### Task prompt
Skip the pictures. Reproduce all other material exactly.

### Data block

■ ■ ■ ■

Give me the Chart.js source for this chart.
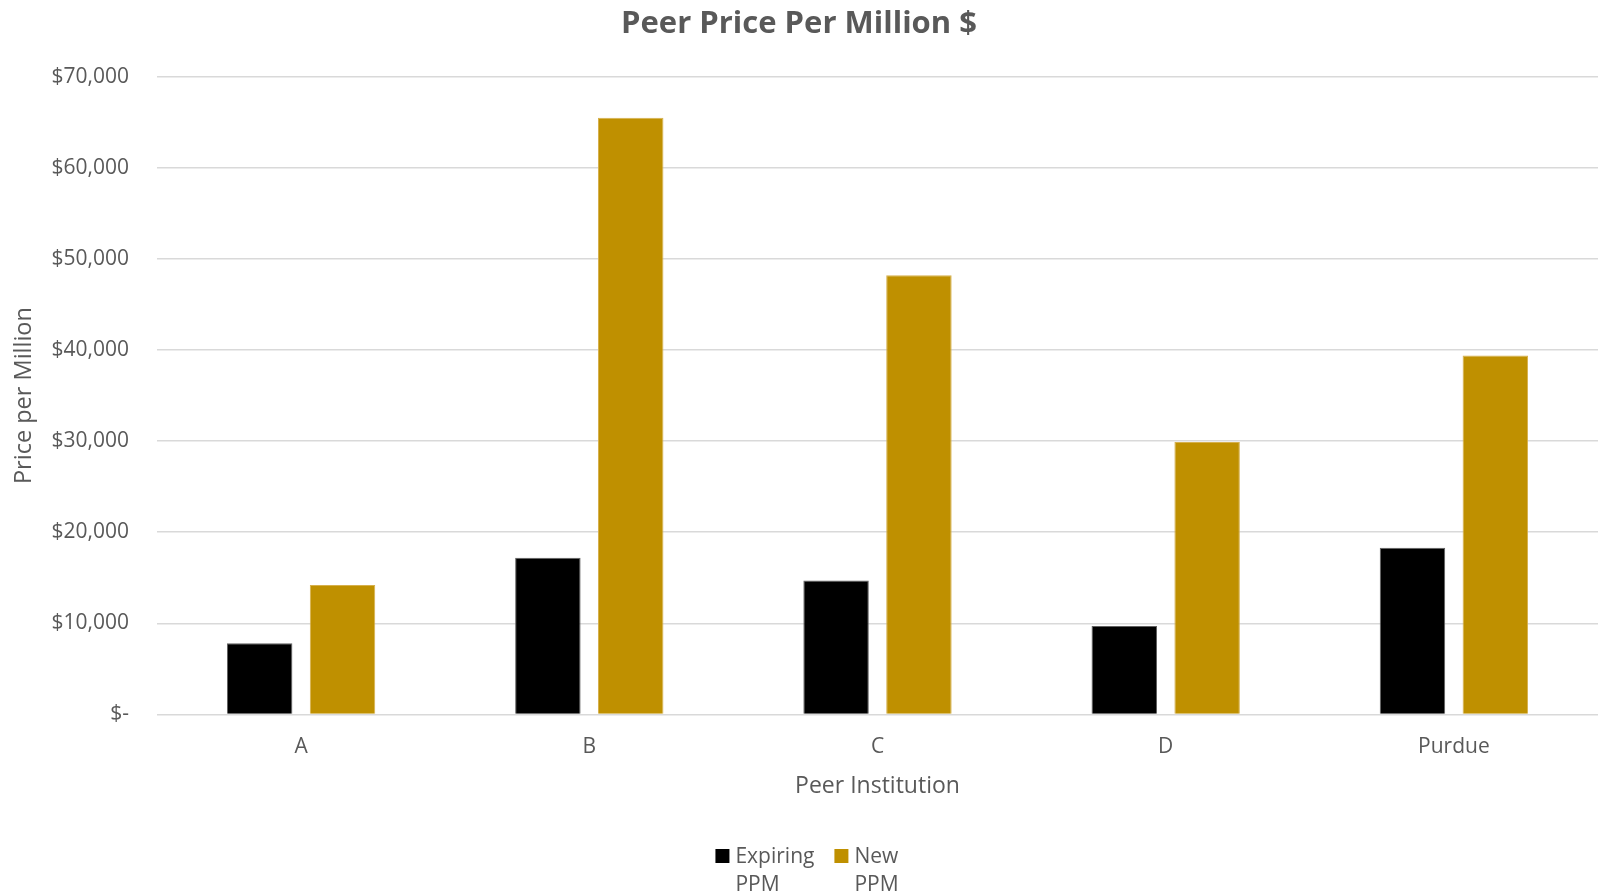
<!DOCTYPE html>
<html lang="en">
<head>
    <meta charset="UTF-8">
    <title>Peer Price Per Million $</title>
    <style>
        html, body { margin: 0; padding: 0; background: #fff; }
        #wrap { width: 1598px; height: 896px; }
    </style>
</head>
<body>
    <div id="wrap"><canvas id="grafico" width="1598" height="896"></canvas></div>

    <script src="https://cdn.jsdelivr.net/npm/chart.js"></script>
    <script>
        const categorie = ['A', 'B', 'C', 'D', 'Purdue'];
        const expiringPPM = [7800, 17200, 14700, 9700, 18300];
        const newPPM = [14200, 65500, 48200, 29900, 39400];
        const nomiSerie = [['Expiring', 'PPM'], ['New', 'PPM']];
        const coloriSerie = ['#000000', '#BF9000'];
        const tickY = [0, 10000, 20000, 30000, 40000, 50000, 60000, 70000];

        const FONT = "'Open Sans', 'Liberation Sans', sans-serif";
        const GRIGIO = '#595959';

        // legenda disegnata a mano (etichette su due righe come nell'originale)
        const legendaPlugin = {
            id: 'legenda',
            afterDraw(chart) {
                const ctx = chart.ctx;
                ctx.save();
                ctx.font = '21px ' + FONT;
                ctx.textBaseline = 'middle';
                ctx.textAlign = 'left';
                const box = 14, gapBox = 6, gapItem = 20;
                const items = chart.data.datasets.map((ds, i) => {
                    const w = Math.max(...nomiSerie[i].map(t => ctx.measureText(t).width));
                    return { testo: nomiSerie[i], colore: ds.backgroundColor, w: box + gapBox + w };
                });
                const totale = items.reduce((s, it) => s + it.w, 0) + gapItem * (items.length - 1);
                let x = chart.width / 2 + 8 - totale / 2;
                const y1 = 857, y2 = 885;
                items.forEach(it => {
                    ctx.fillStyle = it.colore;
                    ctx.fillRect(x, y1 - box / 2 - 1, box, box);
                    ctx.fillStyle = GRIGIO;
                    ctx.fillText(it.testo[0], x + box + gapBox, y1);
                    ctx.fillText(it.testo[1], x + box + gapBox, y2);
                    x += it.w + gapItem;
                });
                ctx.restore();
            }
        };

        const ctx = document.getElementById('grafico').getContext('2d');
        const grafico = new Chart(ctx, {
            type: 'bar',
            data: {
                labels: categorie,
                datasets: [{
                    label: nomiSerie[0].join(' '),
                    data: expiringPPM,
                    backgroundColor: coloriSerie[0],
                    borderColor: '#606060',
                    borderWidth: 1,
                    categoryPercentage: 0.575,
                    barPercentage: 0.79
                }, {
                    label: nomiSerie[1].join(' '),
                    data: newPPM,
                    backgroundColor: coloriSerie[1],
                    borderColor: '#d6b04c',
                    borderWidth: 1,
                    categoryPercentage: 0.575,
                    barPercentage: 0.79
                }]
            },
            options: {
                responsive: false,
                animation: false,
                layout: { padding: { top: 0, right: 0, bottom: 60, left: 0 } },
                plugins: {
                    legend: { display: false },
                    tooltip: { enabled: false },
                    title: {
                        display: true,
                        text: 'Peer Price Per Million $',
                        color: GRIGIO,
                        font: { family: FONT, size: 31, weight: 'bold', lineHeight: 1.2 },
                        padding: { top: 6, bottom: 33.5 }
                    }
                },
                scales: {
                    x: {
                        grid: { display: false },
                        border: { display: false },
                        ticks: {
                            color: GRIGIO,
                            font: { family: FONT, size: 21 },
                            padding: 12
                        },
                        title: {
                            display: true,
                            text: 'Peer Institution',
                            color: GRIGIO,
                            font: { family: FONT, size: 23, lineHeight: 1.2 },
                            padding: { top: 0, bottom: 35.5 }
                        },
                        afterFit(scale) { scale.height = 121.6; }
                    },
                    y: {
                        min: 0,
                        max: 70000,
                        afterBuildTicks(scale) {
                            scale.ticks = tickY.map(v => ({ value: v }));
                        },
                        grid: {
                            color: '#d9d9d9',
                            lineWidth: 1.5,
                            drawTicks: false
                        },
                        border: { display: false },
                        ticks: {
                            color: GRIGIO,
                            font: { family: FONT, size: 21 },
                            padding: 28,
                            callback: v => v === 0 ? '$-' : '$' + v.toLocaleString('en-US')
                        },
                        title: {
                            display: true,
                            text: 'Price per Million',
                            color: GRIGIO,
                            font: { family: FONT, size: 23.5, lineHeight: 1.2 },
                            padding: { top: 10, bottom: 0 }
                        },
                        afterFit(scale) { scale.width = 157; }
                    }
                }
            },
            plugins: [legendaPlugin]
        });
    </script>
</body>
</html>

■ ■ ■ ■

### Response
Give me the Chart.js source for this chart.
<!DOCTYPE html>
<html lang="en">
<head>
    <meta charset="UTF-8">
    <title>Peer Price Per Million $</title>
    <style>
        html, body { margin: 0; padding: 0; background: #fff; }
        #wrap { width: 1598px; height: 896px; }
    </style>
</head>
<body>
    <div id="wrap"><canvas id="grafico" width="1598" height="896"></canvas></div>

    <script src="https://cdn.jsdelivr.net/npm/chart.js"></script>
    <script>
        const categorie = ['A', 'B', 'C', 'D', 'Purdue'];
        const expiringPPM = [7800, 17200, 14700, 9700, 18300];
        const newPPM = [14200, 65500, 48200, 29900, 39400];
        const nomiSerie = [['Expiring', 'PPM'], ['New', 'PPM']];
        const coloriSerie = ['#000000', '#BF9000'];
        const tickY = [0, 10000, 20000, 30000, 40000, 50000, 60000, 70000];

        const FONT = "'Open Sans', 'Liberation Sans', sans-serif";
        const GRIGIO = '#595959';

        // legenda disegnata a mano (etichette su due righe come nell'originale)
        const legendaPlugin = {
            id: 'legenda',
            afterDraw(chart) {
                const ctx = chart.ctx;
                ctx.save();
                ctx.font = '21px ' + FONT;
                ctx.textBaseline = 'middle';
                ctx.textAlign = 'left';
                const box = 14, gapBox = 6, gapItem = 20;
                const items = chart.data.datasets.map((ds, i) => {
                    const w = Math.max(...nomiSerie[i].map(t => ctx.measureText(t).width));
                    return { testo: nomiSerie[i], colore: ds.backgroundColor, w: box + gapBox + w };
                });
                const totale = items.reduce((s, it) => s + it.w, 0) + gapItem * (items.length - 1);
                let x = chart.width / 2 + 8 - totale / 2;
                const y1 = 857, y2 = 885;
                items.forEach(it => {
                    ctx.fillStyle = it.colore;
                    ctx.fillRect(x, y1 - box / 2 - 1, box, box);
                    ctx.fillStyle = GRIGIO;
                    ctx.fillText(it.testo[0], x + box + gapBox, y1);
                    ctx.fillText(it.testo[1], x + box + gapBox, y2);
                    x += it.w + gapItem;
                });
                ctx.restore();
            }
        };

        const ctx = document.getElementById('grafico').getContext('2d');
        const grafico = new Chart(ctx, {
            type: 'bar',
            data: {
                labels: categorie,
                datasets: [{
                    label: nomiSerie[0].join(' '),
                    data: expiringPPM,
                    backgroundColor: coloriSerie[0],
                    borderColor: '#606060',
                    borderWidth: 1,
                    categoryPercentage: 0.575,
                    barPercentage: 0.79
                }, {
                    label: nomiSerie[1].join(' '),
                    data: newPPM,
                    backgroundColor: coloriSerie[1],
                    borderColor: '#d6b04c',
                    borderWidth: 1,
                    categoryPercentage: 0.575,
                    barPercentage: 0.79
                }]
            },
            options: {
                responsive: false,
                animation: false,
                layout: { padding: { top: 0, right: 0, bottom: 60, left: 0 } },
                plugins: {
                    legend: { display: false },
                    tooltip: { enabled: false },
                    title: {
                        display: true,
                        text: 'Peer Price Per Million $',
                        color: GRIGIO,
                        font: { family: FONT, size: 31, weight: 'bold', lineHeight: 1.2 },
                        padding: { top: 6, bottom: 33.5 }
                    }
                },
                scales: {
                    x: {
                        grid: { display: false },
                        border: { display: false },
                        ticks: {
                            color: GRIGIO,
                            font: { family: FONT, size: 21 },
                            padding: 12
                        },
                        title: {
                            display: true,
                            text: 'Peer Institution',
                            color: GRIGIO,
                            font: { family: FONT, size: 23, lineHeight: 1.2 },
                            padding: { top: 0, bottom: 35.5 }
                        },
                        afterFit(scale) { scale.height = 121.6; }
                    },
                    y: {
                        min: 0,
                        max: 70000,
                        afterBuildTicks(scale) {
                            scale.ticks = tickY.map(v => ({ value: v }));
                        },
                        grid: {
                            color: '#d9d9d9',
                            lineWidth: 1.5,
                            drawTicks: false
                        },
                        border: { display: false },
                        ticks: {
                            color: GRIGIO,
                            font: { family: FONT, size: 21 },
                            padding: 28,
                            callback: v => v === 0 ? '$-' : '$' + v.toLocaleString('en-US')
                        },
                        title: {
                            display: true,
                            text: 'Price per Million',
                            color: GRIGIO,
                            font: { family: FONT, size: 23.5, lineHeight: 1.2 },
                            padding: { top: 10, bottom: 0 }
                        },
                        afterFit(scale) { scale.width = 157; }
                    }
                }
            },
            plugins: [legendaPlugin]
        });
    </script>
</body>
</html>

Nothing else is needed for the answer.